■ Material shown:
— Start —

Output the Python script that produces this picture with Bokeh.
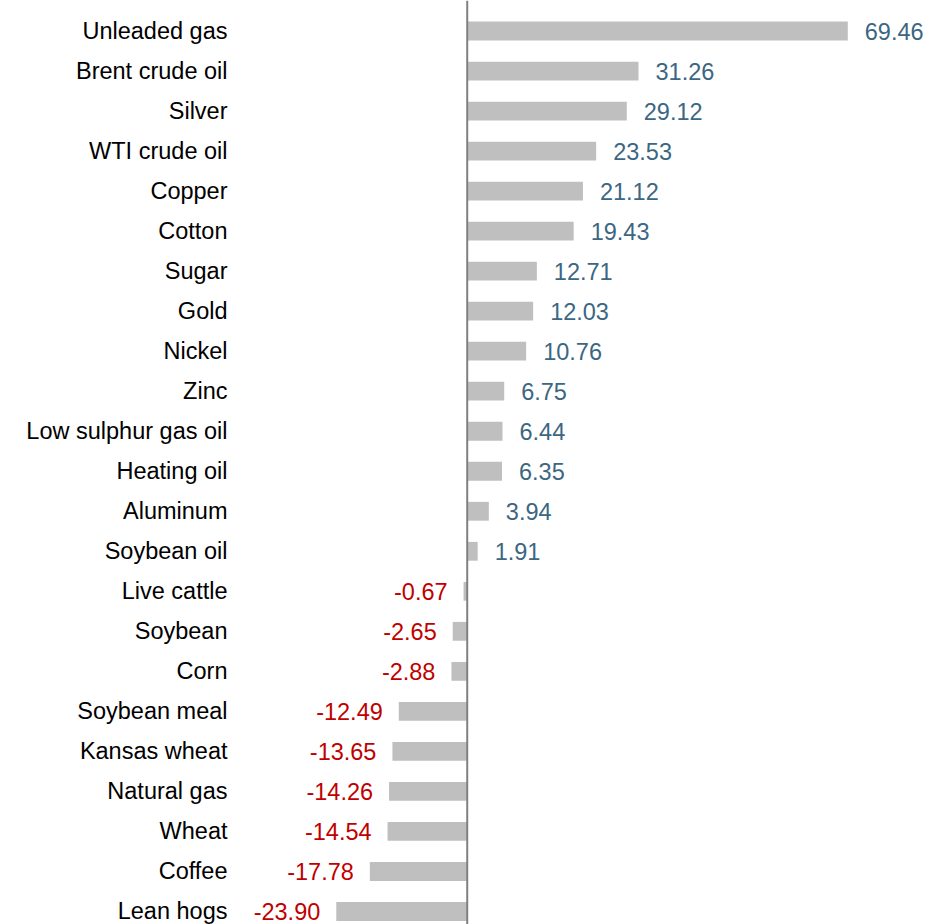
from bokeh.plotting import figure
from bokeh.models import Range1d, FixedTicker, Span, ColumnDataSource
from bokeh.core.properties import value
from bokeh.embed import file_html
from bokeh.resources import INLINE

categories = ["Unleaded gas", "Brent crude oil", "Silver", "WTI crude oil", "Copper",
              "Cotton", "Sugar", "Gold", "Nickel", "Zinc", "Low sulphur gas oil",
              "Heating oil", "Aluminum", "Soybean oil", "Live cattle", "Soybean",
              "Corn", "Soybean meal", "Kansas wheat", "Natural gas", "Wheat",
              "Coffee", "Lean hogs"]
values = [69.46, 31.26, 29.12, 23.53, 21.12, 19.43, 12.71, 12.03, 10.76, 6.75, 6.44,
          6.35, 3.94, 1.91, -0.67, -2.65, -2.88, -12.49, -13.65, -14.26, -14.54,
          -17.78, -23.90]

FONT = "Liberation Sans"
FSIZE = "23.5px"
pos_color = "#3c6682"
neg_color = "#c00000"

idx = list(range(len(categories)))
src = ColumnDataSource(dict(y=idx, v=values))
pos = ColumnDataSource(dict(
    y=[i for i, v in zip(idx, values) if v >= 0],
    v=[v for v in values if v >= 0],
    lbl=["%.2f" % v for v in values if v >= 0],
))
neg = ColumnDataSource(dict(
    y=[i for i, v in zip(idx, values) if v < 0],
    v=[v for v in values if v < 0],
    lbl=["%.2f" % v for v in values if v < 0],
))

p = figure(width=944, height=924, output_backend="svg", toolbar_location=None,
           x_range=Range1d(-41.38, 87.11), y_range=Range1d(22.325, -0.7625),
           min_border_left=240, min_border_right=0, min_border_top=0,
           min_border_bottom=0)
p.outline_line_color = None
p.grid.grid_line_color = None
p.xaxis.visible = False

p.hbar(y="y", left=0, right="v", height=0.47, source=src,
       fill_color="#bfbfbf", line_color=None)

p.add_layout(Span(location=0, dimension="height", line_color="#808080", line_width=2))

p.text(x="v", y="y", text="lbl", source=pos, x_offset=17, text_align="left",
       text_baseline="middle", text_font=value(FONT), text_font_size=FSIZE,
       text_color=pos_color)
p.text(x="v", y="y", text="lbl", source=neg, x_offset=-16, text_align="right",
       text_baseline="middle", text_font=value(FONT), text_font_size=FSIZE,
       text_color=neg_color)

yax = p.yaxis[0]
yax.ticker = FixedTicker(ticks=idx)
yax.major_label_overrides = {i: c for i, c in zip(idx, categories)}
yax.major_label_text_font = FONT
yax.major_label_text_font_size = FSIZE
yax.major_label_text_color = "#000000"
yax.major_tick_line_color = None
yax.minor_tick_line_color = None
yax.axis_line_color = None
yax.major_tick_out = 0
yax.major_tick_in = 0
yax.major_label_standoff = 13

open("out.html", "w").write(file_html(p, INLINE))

— End —
— Start —

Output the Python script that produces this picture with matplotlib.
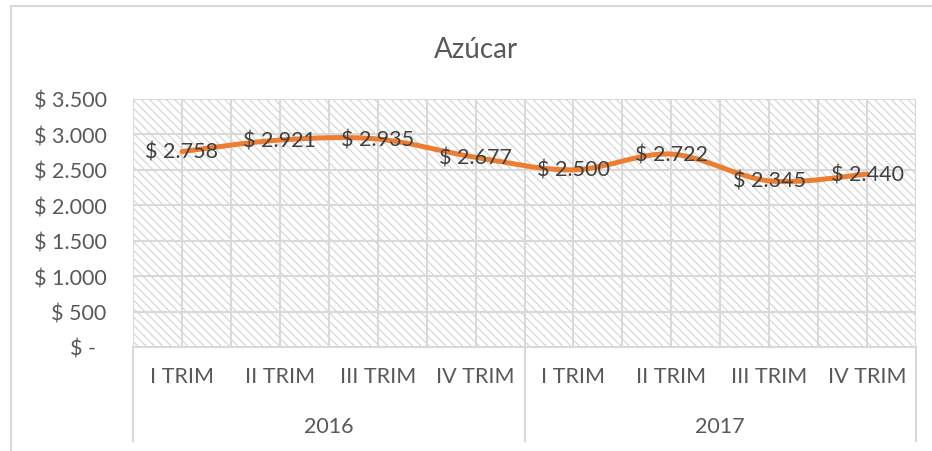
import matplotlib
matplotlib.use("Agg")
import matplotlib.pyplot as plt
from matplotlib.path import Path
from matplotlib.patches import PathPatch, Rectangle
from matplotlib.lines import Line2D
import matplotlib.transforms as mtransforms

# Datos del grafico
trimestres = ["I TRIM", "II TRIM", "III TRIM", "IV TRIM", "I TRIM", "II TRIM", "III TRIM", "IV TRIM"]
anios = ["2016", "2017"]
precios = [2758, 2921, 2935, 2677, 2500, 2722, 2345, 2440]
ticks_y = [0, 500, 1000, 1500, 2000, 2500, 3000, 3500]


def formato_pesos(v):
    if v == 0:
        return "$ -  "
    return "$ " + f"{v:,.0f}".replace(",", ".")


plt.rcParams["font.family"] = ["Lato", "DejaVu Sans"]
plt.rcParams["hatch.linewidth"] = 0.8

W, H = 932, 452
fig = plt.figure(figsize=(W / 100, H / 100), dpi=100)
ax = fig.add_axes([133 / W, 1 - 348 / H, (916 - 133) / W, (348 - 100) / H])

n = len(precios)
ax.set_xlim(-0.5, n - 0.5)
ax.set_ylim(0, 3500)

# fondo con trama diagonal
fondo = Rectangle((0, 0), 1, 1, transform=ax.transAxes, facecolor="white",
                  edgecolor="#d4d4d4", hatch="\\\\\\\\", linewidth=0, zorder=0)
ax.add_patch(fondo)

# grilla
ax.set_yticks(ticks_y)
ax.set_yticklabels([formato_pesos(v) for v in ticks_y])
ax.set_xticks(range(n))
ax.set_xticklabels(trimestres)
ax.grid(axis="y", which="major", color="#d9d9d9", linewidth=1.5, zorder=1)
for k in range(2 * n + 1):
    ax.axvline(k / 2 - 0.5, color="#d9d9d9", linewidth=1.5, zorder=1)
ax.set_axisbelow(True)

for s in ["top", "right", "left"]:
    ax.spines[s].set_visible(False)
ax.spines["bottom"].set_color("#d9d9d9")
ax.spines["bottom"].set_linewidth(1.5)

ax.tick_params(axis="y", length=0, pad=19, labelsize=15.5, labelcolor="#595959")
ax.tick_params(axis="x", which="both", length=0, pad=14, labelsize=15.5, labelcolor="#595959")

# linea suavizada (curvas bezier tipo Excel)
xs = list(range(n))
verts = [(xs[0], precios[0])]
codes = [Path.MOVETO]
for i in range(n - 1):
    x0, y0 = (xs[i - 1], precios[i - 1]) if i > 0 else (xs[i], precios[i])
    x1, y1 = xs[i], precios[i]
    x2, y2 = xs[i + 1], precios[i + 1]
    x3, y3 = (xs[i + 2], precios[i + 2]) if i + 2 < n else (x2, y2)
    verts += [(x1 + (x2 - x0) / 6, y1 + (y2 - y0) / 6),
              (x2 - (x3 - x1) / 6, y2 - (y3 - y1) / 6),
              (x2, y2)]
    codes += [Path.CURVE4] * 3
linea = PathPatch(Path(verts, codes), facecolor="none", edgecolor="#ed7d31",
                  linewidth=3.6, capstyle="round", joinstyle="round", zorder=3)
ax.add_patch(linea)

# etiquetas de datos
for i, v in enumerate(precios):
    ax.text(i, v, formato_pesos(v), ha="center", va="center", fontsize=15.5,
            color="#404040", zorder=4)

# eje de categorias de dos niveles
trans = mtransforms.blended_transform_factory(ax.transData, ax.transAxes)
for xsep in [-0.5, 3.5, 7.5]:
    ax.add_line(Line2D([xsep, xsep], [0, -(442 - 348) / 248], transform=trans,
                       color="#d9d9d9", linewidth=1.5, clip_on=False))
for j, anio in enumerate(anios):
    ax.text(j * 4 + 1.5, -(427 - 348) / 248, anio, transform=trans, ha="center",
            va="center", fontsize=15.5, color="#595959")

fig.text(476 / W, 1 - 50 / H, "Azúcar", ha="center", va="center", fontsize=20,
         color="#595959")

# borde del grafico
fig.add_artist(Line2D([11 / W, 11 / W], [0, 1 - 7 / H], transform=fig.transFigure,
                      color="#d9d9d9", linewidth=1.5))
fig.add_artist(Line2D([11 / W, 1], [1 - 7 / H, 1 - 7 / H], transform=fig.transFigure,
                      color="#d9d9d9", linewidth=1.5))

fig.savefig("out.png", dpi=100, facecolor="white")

— End —
— Start —

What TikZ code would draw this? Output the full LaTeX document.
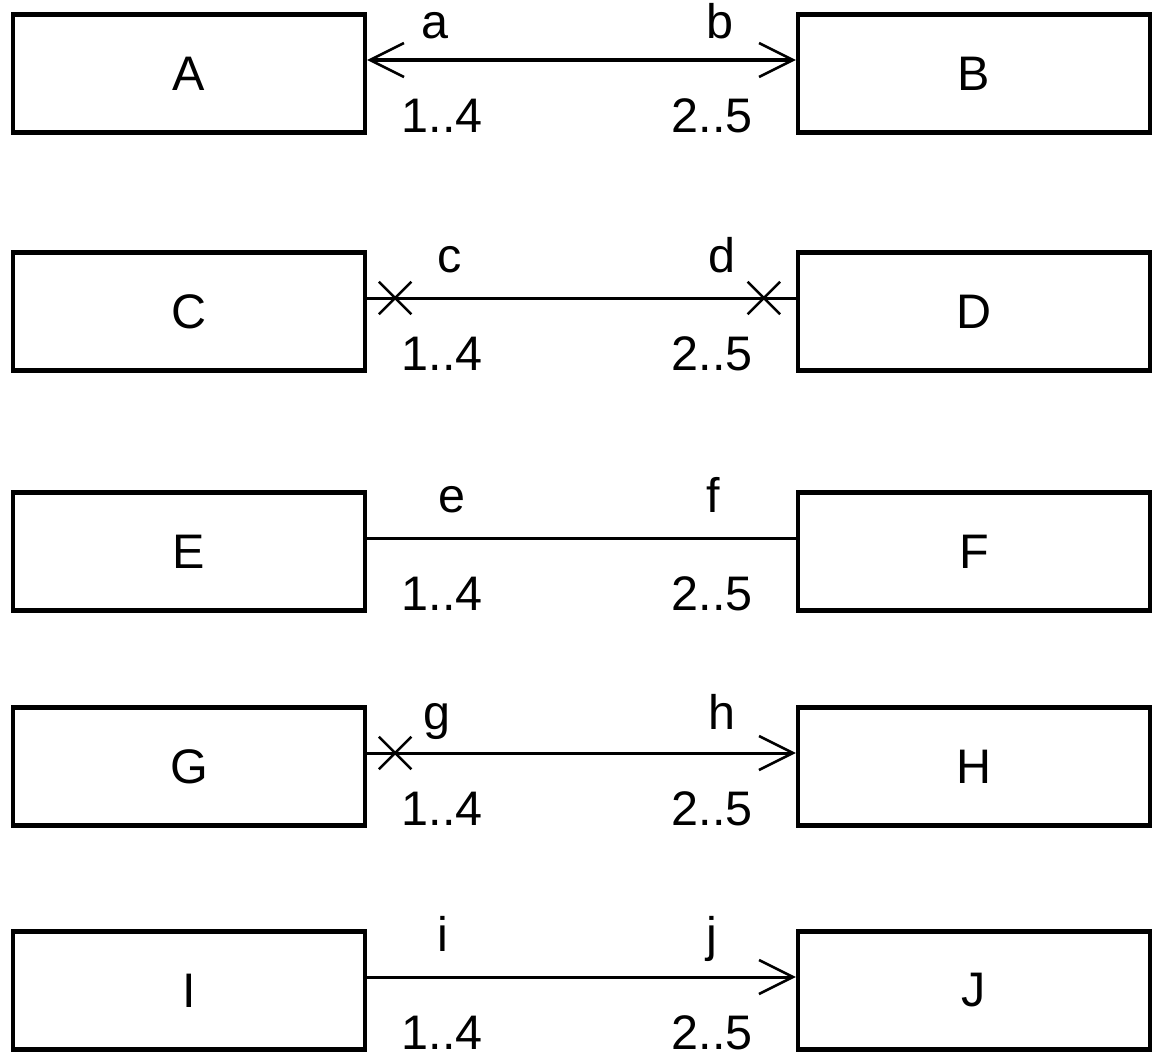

— End —

■ What you are asked to do:
From the listing above, restate verbatim the lines running from the one with "Output the Python script that produces this picture with Bokeh." through the one with "from bokeh.resources import INLINE", inclusive, but not the pictures.

■ Exercise response:
Output the Python script that produces this picture with Bokeh.
from bokeh.plotting import figure
from bokeh.models import Range1d, FixedTicker, Span, ColumnDataSource
from bokeh.core.properties import value
from bokeh.embed import file_html
from bokeh.resources import INLINE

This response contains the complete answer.